Car le baron a un passe-temps fort curieux: la polémique épistolaire. "Je ne l'ai jamais vu, se souvient John Holden, plus heureux que lorsqu'il avait à répondre à une lettre désagréable. Avant de s'asseoir, je le voyais glousser et pétiller de gaieté pendant un bon moment. - Allons-y, disait-il enfin, je vais chatouiller ce monsieur avec ma satire... Je cultive l'art charmant de me faire des ennemis. Il est nécessaire d'avoir un ami, mais il est plus nécessaire d'avoir un ennemi. Un ennemi vous tient en alerte."

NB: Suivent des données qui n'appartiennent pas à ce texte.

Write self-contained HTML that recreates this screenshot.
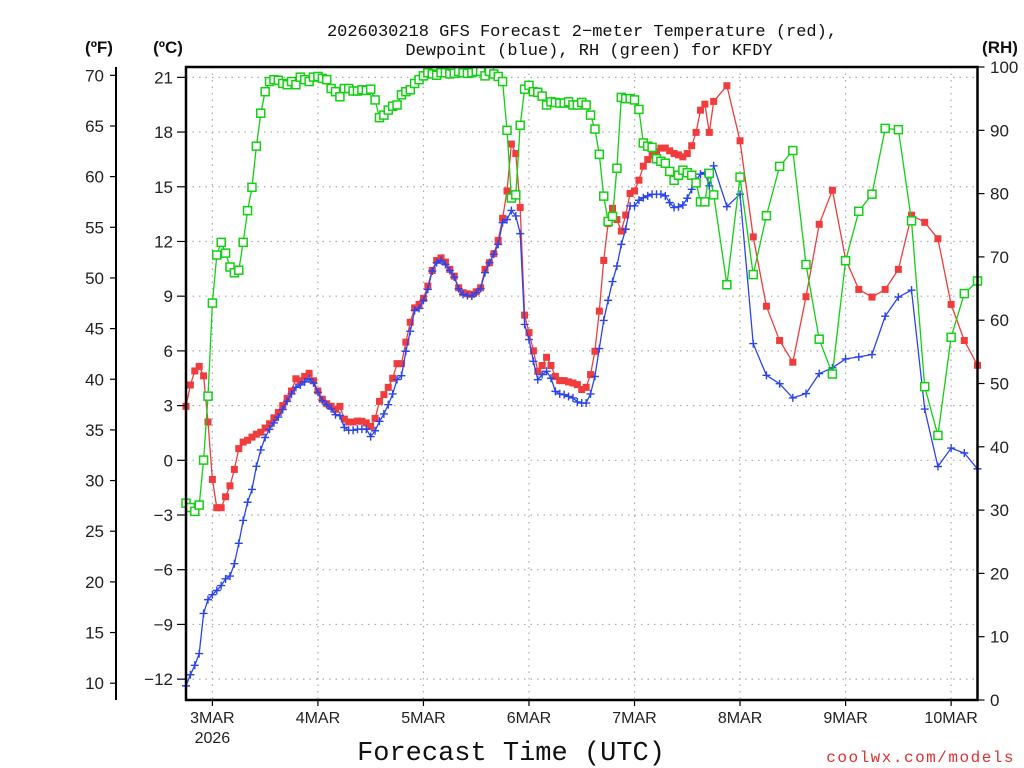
<!DOCTYPE html>
<html><head><meta charset="utf-8"><style>
html,body{margin:0;padding:0;background:#fff;}
svg{display:block;font-family:"Liberation Sans",sans-serif;}
</style></head><body>
<svg id="chart" width="1024" height="768" viewBox="0 0 1024 768" xmlns="http://www.w3.org/2000/svg">
<text x="582" y="36" font-size="17" font-family="Liberation Mono, monospace" text-anchor="middle" fill="#111">2026030218 GFS Forecast 2−meter Temperature (red),</text>
<text x="589" y="55" font-size="17" font-family="Liberation Mono, monospace" text-anchor="middle" fill="#111">Dewpoint (blue), RH (green) for KFDY</text>
<text x="99" y="53" font-size="17" font-weight="bold" text-anchor="middle" fill="#111">(ºF)</text>
<text x="168" y="53" font-size="17" font-weight="bold" text-anchor="middle" fill="#111">(ºC)</text>
<text x="1000" y="53" font-size="17" font-weight="bold" text-anchor="middle" fill="#111">(RH)</text>
<text x="511" y="760" font-size="27" font-family="Liberation Mono, monospace" text-anchor="middle" fill="#111">Forecast Time (UTC)</text>
<text x="1015" y="762" font-size="16" font-family="Liberation Mono, monospace" text-anchor="end" fill="#e03030" letter-spacing="1.5">coolwx.com/models</text>
<g id="grid"></g><g id="series"></g><g id="axes"></g>
</svg>
<script>
const tempC = [2.96,4.13,4.9,5.15,4.63,2.1,-1.05,-2.6,-2.6,-2.0,-1.4,-0.5,0.64,1.0,1.1,1.27,1.43,1.54,1.77,2.0,2.33,2.63,3.0,3.4,3.8,4.47,4.36,4.6,4.77,4.36,3.8,3.35,3.1,2.96,2.8,2.96,2.26,2.1,2.1,2.15,
2.14,2.05,1.86,2.3,3.23,3.6,4.0,4.5,5.3,5.3,6.48,7.57,8.36,8.55,8.88,9.55,10.41,10.96,11.1,10.87,10.47,10.1,9.46,9.19,9.13,9.1,9.24,9.46,10.47,10.83,11.33,12.06,13.27,14.77,17.34,16.82,13.86,7.96,7.0,6.0,4.88,
5.2,5.65,5.2,4.6,4.37,4.37,4.3,4.24,4.15,3.88,4.0,4.7,5.98,
8.18,10.96,12.98,13.82,13.2,12.57,13.45,14.63,14.77,15.36,16.13,16.49,16.71,16.93,17.12,17.12,16.97,16.82,16.75,16.64,16.82,17.25,17.98,19.2,19.53,17.98,19.68,
20.54,17.52,12.25,8.45,6.57,5.38,8.97,12.94,14.81,11.02,9.37,8.95,9.37,10.47,13.44,13.05,12.15,8.55,6.57,5.21];
const dewC = [-12.37,-11.76,-11.24,-10.6,-8.4,-7.64,-7.37,-7.14,-6.87,-6.5,-6.35,-5.67,-4.55,-3.3,-2.3,-1.6,-0.33,0.57,1.25,1.7,2.05,2.37,2.78,3.23,3.64,4.0,4.13,4.3,4.47,4.24,3.73,3.28,3.05,2.83,2.5,2.45,1.8,1.65,1.65,1.7,
1.71,1.71,1.3,1.62,2.14,2.54,3.05,3.64,4.43,4.64,5.98,7.08,8.22,8.33,8.77,9.37,10.38,10.84,10.96,10.74,10.41,10.05,9.41,9.1,9.04,9.0,9.19,9.42,10.29,10.84,11.3,11.84,13.03,13.2,13.7,13.4,12.43,7.45,6.62,5.43,4.42,
4.7,4.88,4.5,3.78,3.64,3.6,3.5,3.42,3.2,3.14,3.14,3.64,4.6,
6.13,7.67,8.77,9.8,10.65,11.84,12.67,13.95,13.95,14.26,14.4,14.5,14.59,14.59,14.59,14.5,14.13,13.86,13.9,14.0,14.37,14.86,15.36,15.69,15.78,15.05,16.15,
13.91,14.59,6.4,4.66,4.2,3.42,3.66,4.75,5.07,5.56,5.67,5.8,7.9,8.95,9.33,2.81,-0.34,0.67,0.4,-0.47];
const rhPct = [31.1,30.4,29.8,30.8,37.9,48,62.7,70.3,72.3,70.6,68.4,67.5,67.9,72.3,77.3,81,87.5,92.7,96.1,97.7,98,97.9,97.4,97.2,97.7,97.2,98.4,98,97.7,98.4,98.5,98.2,98,96.6,96.1,95.3,96.6,96.6,96.2,96.2,
96.4,96.3,96.5,94.8,92,92.4,93.2,93.8,94,95.6,96.1,96.4,97.4,98,98.6,99.1,98.9,98.7,99.1,99.1,98.9,99.0,99.3,99.1,99.0,99.1,99.3,99.3,98.6,99.3,98.9,98.5,97.7,90,79.3,79.8,90.8,
96.5,97.1,96.1,96.0,95.4,94.0,94.5,94.4,94.3,94.3,94.5,94.0,94.0,94.4,94.0,92.4,90.2,86.2,79.6,75.6,76.4,84,95.2,95.0,95.0,94.8,93.3,88.0,87.5,87.3,85.5,85.1,84.8,83.5,82.1,82.9,83.7,83.3,82.9,81.7,78.7,78.7,83.2,79.8,
65.6,82.6,67.2,76.5,84.3,86.8,68.8,57.0,51.5,69.4,77.2,79.9,90.3,90.1,75.7,49.5,41.8,57.3,64.2,66.2];
const dayLabels = ["3MAR","4MAR","5MAR","6MAR","7MAR","8MAR","9MAR","10MAR"];
const celsiusTicks = [-12,-9,-6,-3,0,3,6,9,12,15,18,21];
const fahrenheitTicks = [10,15,20,25,30,35,40,45,50,55,60,65,70];
const rhTicks = [0,10,20,30,40,50,60,70,80,90,100];

const hours = [];
for (let h = 0; h <= 120; h++) hours.push(h);
for (let h = 123; h <= 180; h += 3) hours.push(h);

const NS = "http://www.w3.org/2000/svg";
const L = 186, R = 977.5, T = 67, B = 700;
const xH = h => L + h * (R - L) / 180;
const yC = c => 460.3 - c * 18.236;
const yRH = r => B - r * (B - T) / 100;
function mk(tag, attrs, parent, text) {
  const e = document.createElementNS(NS, tag);
  for (const k in attrs) e.setAttribute(k, attrs[k]);
  if (text !== undefined) e.textContent = text;
  parent.appendChild(e);
  return e;
}
const grid = document.getElementById("grid");
const series = document.getElementById("series");
const axes = document.getElementById("axes");

celsiusTicks.forEach(c => {
  const g = mk("line", {x1: L, x2: R, y1: yC(c), y2: yC(c), stroke: "#aaa", "stroke-width": 1.2, "stroke-dasharray": "1.5,5"}, grid);
  
  
});
dayLabels.forEach((d, i) => {
  const x = xH(6 + 24 * i);
  const g = mk("line", {x1: x, x2: x, y1: T, y2: B, stroke: "#aaa", "stroke-width": 1.2, "stroke-dasharray": "1.5,5"}, grid);
  
  
});

function drawSeries(vals, yf, color, name, marker) {
  const pts = vals.map((v, i) => xH(hours[i]).toFixed(1) + "," + yf(v).toFixed(1)).join(" ");
  const pl = mk("polyline", {points: pts, fill: "none", stroke: color, "stroke-width": 1.3}, series);
  
  
  const g = mk("g", {}, series);
  
  
  vals.forEach((v, i) => {
    const x = xH(hours[i]), y = yf(v);
    let m;
    if (marker === "fill") m = mk("rect", {x: x - 3.5, y: y - 3.5, width: 7, height: 7, fill: color}, g);
    else if (marker === "open") m = mk("rect", {x: x - 4, y: y - 4, width: 8, height: 8, fill: "#fff", stroke: color, "stroke-width": 1.5}, g);
    else m = mk("path", {d: `M${x-4},${y}H${x+4}M${x},${y-4}V${y+4}`, stroke: color, "stroke-width": 1.4}, g);
    
    
  });
}
drawSeries(tempC, yC, "#f03c3c", "temperature", "fill");
drawSeries(dewC, yC, "#2a44f0", "dewpoint", "plus");
drawSeries(rhPct, yRH, "#12d012", "relative-humidity", "open");

const frame = mk("rect", {x: L, y: T, width: R - L, height: B - T, fill: "none", stroke: "#000", "stroke-width": 2.5}, axes);


const fl = mk("line", {x1: 116, x2: 116, y1: T, y2: B, stroke: "#000", "stroke-width": 2}, axes);



celsiusTicks.forEach(c => {
  const y = yC(c);
  const t = mk("line", {x1: 177, x2: L, y1: y, y2: y, stroke: "#000", "stroke-width": 1.2}, axes);
  
  
  const lb = mk("text", {x: 173, y: y + 6, "font-size": 17, "text-anchor": "end", fill: "#222"}, axes, c < 0 ? "−" + Math.abs(c) : String(c));
  
  
});
fahrenheitTicks.forEach(f => {
  const y = yC((f - 32) * 5 / 9);
  const t = mk("line", {x1: 110, x2: 116, y1: y, y2: y, stroke: "#000", "stroke-width": 1.2}, axes);
  
  
  const lb = mk("text", {x: 104, y: y + 6, "font-size": 17, "text-anchor": "end", fill: "#222"}, axes, String(f));
  
  
});
rhTicks.forEach(r => {
  const y = yRH(r);
  const t = mk("line", {x1: R, x2: R + 7, y1: y, y2: y, stroke: "#000", "stroke-width": 1.2}, axes);
  
  
  const lb = mk("text", {x: 990, y: y + 6, "font-size": 17, fill: "#222"}, axes, String(r));
  
  
});
dayLabels.forEach((d, i) => {
  const x = xH(6 + 24 * i);
  const t = mk("line", {x1: x, x2: x, y1: B, y2: B + 6, stroke: "#000", "stroke-width": 1.2}, axes);
  
  
  const lb = mk("text", {x: x, y: 723, "font-size": 16, "text-anchor": "middle", fill: "#222"}, axes, d);
  
  
});
const yr = mk("text", {x: xH(6), y: 743, "font-size": 16, "text-anchor": "middle", fill: "#222"}, axes, "2026");


</script>
</body></html>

Et Corvo sait qu'il lui faut être à chaque instant sur ses gardes. Le monde entier a juré sa perte. Tous s'acharnent contre lui. Il lui est donc nécessaire de se faire le plus d'ennemis possible. Frapper avant d'être frappé, là est le secret de la survie. Le corbeau qu'il se veut dispose d'armes redoutables: son bec et ses ergots.

Mais la manie épistolaire du baron, qui fait "qu'il ne disait jamais un mot s'il avait la possibilité de l'écrire", cache encore autre chose. Pour Corvo toute lettre, fut-elle adressée à un éditeur ou un savetier, un ami ou un ennemi, fut-elle importante ou insignifiante, a une vertu primordiale: "C'est de la littérature, Giovanni, c'est de la littérature."

Entre la photographie et la peinture, le baron Corvo a choisi. Il sera écrivain. Chaque lettre est un exercice. Il y affûte sa plume. Le directeur du "Yellow Book" a accepté de publier une de ses nouvelles. "C'est un départ.", se réjouit Corvo qui propose à Holden de s'associer. Ils écriront ensemble et partageront ce qu'ils gagneront.

Holden voit là un moyen divertissant de passer le temps et de tromper son ennui. Il accepte donc. Durant la semaine, les deux hommes jettent notes, idées, phrases sur de grandes feuilles de papier épinglées aux murs de l'atelier. Le samedi soir, ils révisent leur travail, le corrigent, le mettent au propre.

Si le baron juge que la nouvelle ou le conte ainsi fabriqué a des chances d'être publié, il le signe du nom de Corvo. S'il lui semble devoir être refusé, il en laisse la paternité à son ami.